発熱、かぜ 子どもの病気 教えて!ドクター
いよいよ冬となり、風邪が流行するシーズンになりました。
風邪を防ぐためには手洗い(爪のブラッシングを含む)、うがいなどの予防が大事ですが、保育園や幼稚園、小学校などの集団生活をしている場合、風邪を完全にシャットアウトすることはなかなか難しいと思います。
そこで、実際に風邪にかかってしまった場合の対処法で、よくお母さま方に聞かれることをお答えしたいと思います。
診察終了後にお母さま方からよく受ける質問です。もちろん体温が37.5℃以上の発熱をしている場合にはひかえたほうがいいですが、風邪の症状が改善し、1日を通して体温が37.5℃未満でしたらお風呂に入れてあげても問題ありません。
なぜなら、お風呂の蒸気はのどに適度の加湿効果も与え、入浴することで皮膚を清潔にして新陳代謝も高めます。
「風邪気味=お風呂はだめ」という従来の考え方は必ずしも正しくはありませんので、お子さまの調子がよければ、お風呂に入れてあげてください。
入浴後、身体をよくふき、髪の毛もよく乾かして、湯冷めをしないように心がけてください。
お母さまが風邪をひき、授乳するのがつらいほど体力が消耗してしまっている時は無理に授乳をする必要はありません。まずはゆっくり休んでお母さまの体調を整えましょう。
お母さまが風邪から回復する時には、風邪のウイルスに対する免疫ができてきますので、赤ちゃんは母乳を飲むことで、このお母さまの免疫の一部をもらうことができます。したがって、母乳を飲み続けていることは赤ちゃんの健康を守ることにもなります。
ただし、お母さまの熱が38.0℃以上ある場合には、赤ちゃんに悪影響をおよぼすことがありますので、授乳をひかえてください。
授乳中のお母さまが風邪症状でつらい時には、医師の診察のもとで処方された風邪薬であれば内服してもかまいません。この際、医師には「授乳中であること」を必ず伝えてください。

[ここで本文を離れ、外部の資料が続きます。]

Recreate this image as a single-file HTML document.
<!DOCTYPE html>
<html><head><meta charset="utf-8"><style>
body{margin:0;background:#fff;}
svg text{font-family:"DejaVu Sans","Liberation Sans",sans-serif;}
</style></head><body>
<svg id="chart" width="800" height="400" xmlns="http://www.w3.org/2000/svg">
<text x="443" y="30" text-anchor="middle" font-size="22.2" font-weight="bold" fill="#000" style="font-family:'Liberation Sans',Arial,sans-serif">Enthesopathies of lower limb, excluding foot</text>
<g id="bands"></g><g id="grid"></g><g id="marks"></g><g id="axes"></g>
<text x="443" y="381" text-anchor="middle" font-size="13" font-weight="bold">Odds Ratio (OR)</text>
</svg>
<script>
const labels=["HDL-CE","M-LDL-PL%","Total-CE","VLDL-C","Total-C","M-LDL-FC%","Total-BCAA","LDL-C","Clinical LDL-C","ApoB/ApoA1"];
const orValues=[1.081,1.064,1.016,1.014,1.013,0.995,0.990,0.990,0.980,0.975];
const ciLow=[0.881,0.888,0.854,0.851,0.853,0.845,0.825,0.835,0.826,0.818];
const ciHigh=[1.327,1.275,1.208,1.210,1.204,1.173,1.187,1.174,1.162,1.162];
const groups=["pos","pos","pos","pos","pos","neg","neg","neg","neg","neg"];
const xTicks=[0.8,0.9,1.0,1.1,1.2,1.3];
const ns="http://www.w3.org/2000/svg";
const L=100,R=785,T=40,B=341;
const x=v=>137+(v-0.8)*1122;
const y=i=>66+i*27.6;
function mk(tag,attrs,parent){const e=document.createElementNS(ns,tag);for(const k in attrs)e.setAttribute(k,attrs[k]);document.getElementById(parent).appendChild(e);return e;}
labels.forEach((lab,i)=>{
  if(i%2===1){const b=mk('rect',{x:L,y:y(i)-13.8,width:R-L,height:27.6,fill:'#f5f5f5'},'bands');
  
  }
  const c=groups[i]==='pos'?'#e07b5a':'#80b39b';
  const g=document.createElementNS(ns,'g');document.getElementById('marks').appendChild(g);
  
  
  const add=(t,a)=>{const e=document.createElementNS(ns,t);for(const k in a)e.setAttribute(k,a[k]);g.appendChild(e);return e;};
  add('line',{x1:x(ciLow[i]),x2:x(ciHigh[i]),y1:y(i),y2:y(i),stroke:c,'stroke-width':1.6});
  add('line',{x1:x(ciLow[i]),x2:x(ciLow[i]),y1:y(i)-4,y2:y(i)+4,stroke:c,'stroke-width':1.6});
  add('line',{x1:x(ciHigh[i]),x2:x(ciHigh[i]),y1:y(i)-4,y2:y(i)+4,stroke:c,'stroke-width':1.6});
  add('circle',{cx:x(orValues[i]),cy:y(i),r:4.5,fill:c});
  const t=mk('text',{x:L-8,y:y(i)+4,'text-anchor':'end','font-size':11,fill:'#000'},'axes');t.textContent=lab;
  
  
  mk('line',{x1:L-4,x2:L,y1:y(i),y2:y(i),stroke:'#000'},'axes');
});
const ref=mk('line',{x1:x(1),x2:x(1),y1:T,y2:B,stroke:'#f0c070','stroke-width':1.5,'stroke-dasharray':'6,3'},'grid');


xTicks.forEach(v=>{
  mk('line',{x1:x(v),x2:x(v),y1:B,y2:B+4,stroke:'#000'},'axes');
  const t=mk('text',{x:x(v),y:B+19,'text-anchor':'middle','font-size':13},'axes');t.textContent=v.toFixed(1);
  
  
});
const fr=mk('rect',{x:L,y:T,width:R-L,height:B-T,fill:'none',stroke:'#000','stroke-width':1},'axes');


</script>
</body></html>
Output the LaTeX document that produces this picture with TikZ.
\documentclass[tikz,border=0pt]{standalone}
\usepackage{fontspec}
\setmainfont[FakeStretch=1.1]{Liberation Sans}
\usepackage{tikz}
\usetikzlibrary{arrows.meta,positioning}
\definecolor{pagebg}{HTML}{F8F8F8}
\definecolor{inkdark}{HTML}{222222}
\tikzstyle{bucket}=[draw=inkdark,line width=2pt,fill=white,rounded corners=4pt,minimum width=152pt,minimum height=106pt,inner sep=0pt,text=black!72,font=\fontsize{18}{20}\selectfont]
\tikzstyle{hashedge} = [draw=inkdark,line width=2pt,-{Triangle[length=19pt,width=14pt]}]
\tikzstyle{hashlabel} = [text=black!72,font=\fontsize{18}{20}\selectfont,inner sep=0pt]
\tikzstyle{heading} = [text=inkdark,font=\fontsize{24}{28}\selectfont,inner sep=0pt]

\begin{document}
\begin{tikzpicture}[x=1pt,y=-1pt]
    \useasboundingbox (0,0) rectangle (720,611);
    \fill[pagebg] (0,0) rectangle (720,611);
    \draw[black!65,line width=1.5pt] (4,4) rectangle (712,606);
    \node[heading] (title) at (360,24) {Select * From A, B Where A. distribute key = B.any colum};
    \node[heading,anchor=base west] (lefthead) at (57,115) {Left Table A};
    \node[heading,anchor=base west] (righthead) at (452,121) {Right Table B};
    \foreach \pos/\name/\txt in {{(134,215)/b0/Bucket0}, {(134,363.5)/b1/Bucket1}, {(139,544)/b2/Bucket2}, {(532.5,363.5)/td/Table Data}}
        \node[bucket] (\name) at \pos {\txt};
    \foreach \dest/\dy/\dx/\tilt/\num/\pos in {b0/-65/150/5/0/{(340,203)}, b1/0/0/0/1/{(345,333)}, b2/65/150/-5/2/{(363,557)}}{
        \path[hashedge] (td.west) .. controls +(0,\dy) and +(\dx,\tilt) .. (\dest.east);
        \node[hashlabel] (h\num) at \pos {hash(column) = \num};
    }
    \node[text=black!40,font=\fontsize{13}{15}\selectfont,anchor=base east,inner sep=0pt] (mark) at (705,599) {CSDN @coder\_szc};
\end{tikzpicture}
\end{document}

市販の風邪薬の中には赤ちゃんに悪影響をおよぼす可能性のある成分が入っていることがありますのでくれぐれもご注意ください。
お母さまが薬を飲むことをとても心配している場合には、授乳直後に内服することをお勧めします。こうすることで、次の授乳の時間までの間に赤ちゃんに移行する薬の量を減らせますので、さらに安全になります。

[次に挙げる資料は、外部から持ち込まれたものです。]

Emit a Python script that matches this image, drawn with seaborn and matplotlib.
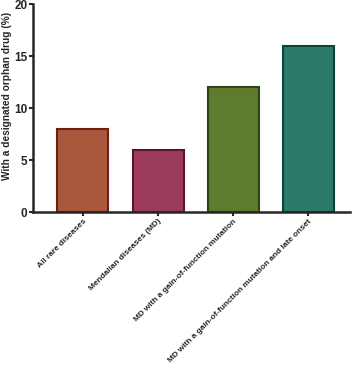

38.5℃以上の高熱の時には、なるべく薄着にしておふとんは掛けないようにしてください。
「えっ」と思われるかもしれませんが、高熱の時におふとんを掛けてしまうと余計に熱がこもってしまい、更に体温が上がってしまうからです。 お子さまの体は大人と違い、思いのほか汗が出ません。 そのため「汗をかけば熱が下がる」という定義には当てはまらないのです。
そこで最も効果的な解熱方法とは「首の後ろ、わきの下、股のつけね」を氷や保冷剤で、冷やすことです。 この三か所には太い動脈(頚動脈、腋窩動脈、鼠径動脈)があり、ここを冷やすことにより冷めた血液が全身に巡り解熱を促します。
この方法を医学的3点クーリング法といいます。
実際の対処法は、氷枕などを使い首の後ろを冷やし、保冷剤や氷等をタオルや靴下に包み、わきの下や股のつけねに縛るようにしてください。こうすることでお子さまが動いても取れにくく効果的です。 また、熱を下げるためのクーリングウェアも市販されていますので、利用するとより効率よく熱を下げることが可能です。
注意点としては、手足の先が冷たくなった時には、手袋、靴下などで保護しつつ、体の中心部分のクーリングをすることです。
解熱剤の使用に関しては各医療機関にて様々な意見がありますが、原則として解熱剤自体が元々の熱の原因を治すのではないため、その解熱効果は一時的であり数時間後には再び熱が上がってしまうことがほとんどです。
したがって緊急処置のために解熱剤を使用する事はあっても、繰り返し使用することはお勧めしません。